The Enterprise -?915

"Presented to Wesley Moody by the Adirondack Enterprise for saving the life of Arthur Duquette, Feb. 24, 1915.

"This is the inscription upon the case of a watch which the Adirondack Enterprise has given to Wesley Moody in recognition of his brave act of saving the Duquette lad from drowning in Lake Flower.

"The Carnegie Hero Fund Commission declined to recognize the heroism of Wesley Moody on the assertion that the Commission does not recognize the acts of children who have not reached the age of discretion. Wesley is only seven years of age.
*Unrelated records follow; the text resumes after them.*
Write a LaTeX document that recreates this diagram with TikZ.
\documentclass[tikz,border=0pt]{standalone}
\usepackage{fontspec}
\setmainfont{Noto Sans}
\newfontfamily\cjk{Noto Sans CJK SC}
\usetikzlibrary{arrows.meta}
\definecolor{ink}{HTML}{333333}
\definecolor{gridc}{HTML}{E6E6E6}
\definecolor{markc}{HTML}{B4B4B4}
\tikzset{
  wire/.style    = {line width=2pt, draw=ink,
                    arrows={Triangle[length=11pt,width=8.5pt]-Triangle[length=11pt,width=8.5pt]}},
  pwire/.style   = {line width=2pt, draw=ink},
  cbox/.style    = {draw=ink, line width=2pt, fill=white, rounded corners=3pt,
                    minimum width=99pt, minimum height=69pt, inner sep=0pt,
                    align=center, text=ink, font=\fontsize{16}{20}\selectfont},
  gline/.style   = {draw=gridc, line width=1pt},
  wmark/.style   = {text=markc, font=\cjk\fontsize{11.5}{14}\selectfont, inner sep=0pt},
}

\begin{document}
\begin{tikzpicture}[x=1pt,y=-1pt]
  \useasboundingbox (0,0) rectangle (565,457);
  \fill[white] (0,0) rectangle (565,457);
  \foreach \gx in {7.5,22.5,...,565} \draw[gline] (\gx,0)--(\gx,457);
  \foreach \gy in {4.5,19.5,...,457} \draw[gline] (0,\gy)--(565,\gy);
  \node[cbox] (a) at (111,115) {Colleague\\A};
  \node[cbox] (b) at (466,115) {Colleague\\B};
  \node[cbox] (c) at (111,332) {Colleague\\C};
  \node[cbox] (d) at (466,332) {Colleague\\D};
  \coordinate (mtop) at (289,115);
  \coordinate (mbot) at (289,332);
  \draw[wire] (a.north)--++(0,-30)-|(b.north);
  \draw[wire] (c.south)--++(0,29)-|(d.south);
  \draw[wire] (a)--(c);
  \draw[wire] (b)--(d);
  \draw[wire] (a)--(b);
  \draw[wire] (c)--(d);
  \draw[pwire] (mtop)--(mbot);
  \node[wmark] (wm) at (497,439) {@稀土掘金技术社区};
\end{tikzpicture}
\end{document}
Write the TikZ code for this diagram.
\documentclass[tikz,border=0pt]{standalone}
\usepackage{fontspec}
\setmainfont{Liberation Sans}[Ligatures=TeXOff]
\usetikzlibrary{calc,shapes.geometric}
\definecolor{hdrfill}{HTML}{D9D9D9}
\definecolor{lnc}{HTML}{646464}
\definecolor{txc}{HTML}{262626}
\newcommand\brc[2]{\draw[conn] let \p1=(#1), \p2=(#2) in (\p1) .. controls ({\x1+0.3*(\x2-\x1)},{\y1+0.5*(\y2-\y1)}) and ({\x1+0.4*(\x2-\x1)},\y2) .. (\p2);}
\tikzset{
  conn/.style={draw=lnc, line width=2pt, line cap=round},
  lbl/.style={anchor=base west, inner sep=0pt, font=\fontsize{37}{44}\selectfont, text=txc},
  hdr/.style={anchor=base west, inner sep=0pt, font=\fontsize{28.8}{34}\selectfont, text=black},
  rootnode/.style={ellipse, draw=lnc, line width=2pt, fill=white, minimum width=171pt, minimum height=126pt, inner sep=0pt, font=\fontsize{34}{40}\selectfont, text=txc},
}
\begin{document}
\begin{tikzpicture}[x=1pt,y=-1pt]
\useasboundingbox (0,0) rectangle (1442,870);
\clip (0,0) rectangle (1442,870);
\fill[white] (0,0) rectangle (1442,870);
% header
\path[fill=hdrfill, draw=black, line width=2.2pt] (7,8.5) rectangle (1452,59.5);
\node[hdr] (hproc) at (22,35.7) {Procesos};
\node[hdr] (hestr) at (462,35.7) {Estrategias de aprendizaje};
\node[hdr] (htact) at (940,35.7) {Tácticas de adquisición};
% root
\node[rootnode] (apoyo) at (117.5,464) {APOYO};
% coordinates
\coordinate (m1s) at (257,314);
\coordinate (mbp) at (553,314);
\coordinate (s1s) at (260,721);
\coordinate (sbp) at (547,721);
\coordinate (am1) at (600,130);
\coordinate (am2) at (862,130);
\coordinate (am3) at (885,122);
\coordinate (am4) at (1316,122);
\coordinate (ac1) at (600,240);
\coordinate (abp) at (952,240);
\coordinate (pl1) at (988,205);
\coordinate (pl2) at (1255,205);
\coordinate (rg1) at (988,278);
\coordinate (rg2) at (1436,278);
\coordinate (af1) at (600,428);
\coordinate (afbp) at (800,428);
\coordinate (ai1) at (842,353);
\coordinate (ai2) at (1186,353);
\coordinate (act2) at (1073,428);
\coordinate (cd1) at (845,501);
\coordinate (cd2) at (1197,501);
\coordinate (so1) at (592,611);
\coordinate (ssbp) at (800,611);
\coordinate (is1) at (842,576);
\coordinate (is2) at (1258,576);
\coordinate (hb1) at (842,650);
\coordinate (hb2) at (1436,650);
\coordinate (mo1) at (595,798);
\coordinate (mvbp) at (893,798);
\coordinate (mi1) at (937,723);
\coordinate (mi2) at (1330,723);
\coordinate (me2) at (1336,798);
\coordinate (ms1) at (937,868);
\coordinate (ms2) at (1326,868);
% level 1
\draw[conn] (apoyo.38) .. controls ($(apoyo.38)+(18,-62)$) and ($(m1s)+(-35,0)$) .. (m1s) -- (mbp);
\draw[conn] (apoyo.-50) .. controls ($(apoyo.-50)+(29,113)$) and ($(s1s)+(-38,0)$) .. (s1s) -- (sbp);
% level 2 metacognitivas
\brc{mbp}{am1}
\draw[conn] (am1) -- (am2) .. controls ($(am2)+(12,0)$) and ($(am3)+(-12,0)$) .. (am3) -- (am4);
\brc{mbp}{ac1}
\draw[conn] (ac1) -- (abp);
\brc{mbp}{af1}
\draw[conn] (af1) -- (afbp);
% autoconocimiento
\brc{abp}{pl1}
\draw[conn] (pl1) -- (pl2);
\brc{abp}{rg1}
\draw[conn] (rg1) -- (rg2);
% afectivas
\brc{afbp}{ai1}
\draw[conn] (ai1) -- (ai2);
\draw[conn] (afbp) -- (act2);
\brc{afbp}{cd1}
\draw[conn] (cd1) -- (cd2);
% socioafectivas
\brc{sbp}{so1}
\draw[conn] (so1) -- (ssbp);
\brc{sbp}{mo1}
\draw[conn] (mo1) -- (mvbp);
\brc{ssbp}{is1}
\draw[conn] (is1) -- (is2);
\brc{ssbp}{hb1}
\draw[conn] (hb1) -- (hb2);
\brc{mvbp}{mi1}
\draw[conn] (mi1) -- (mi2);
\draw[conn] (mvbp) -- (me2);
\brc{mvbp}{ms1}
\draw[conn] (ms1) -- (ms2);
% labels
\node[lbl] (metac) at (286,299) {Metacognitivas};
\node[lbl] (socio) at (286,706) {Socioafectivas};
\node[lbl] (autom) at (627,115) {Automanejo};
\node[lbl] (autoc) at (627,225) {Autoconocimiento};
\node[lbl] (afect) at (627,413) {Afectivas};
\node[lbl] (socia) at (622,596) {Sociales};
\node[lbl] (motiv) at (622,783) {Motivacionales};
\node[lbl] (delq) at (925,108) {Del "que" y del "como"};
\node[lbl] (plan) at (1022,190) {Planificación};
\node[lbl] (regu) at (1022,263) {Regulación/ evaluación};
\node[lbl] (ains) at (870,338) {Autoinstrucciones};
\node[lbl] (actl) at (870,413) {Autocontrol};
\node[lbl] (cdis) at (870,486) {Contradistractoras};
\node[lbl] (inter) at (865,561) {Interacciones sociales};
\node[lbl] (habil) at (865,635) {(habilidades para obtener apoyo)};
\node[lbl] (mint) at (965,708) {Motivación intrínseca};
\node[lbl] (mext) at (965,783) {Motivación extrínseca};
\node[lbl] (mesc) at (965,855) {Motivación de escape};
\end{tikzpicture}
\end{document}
"The Adirondack Enterprise, however, holds that the lad has discretion, else he would not have saved the life of Arthur Duquette, and therefore we let the Moody lad pick out his own medal, which he did."


Smiths are still ahead

New York City Directory - 1910 - "The new City Directory, published by the Trow Publishing Company, is out, larger than ever. The peculiar names it contains include Drinkers, Booze, Boozers, Drinkwine, Pickle, Drinkwater, Beers, Schnapps and Seltzers. Animal life is represented by Bears, Beavers, Mules, Hoggs, Goats, Piggs, and Wolfs. Some birds are Cranes, Ravens, Robins, Hawkes and Pidgeons. There are two Laffs and Tear.

"There are more Smiths, of course, than any other, 3,318 in all. Brown runs second with 1,600 and Jones, 850."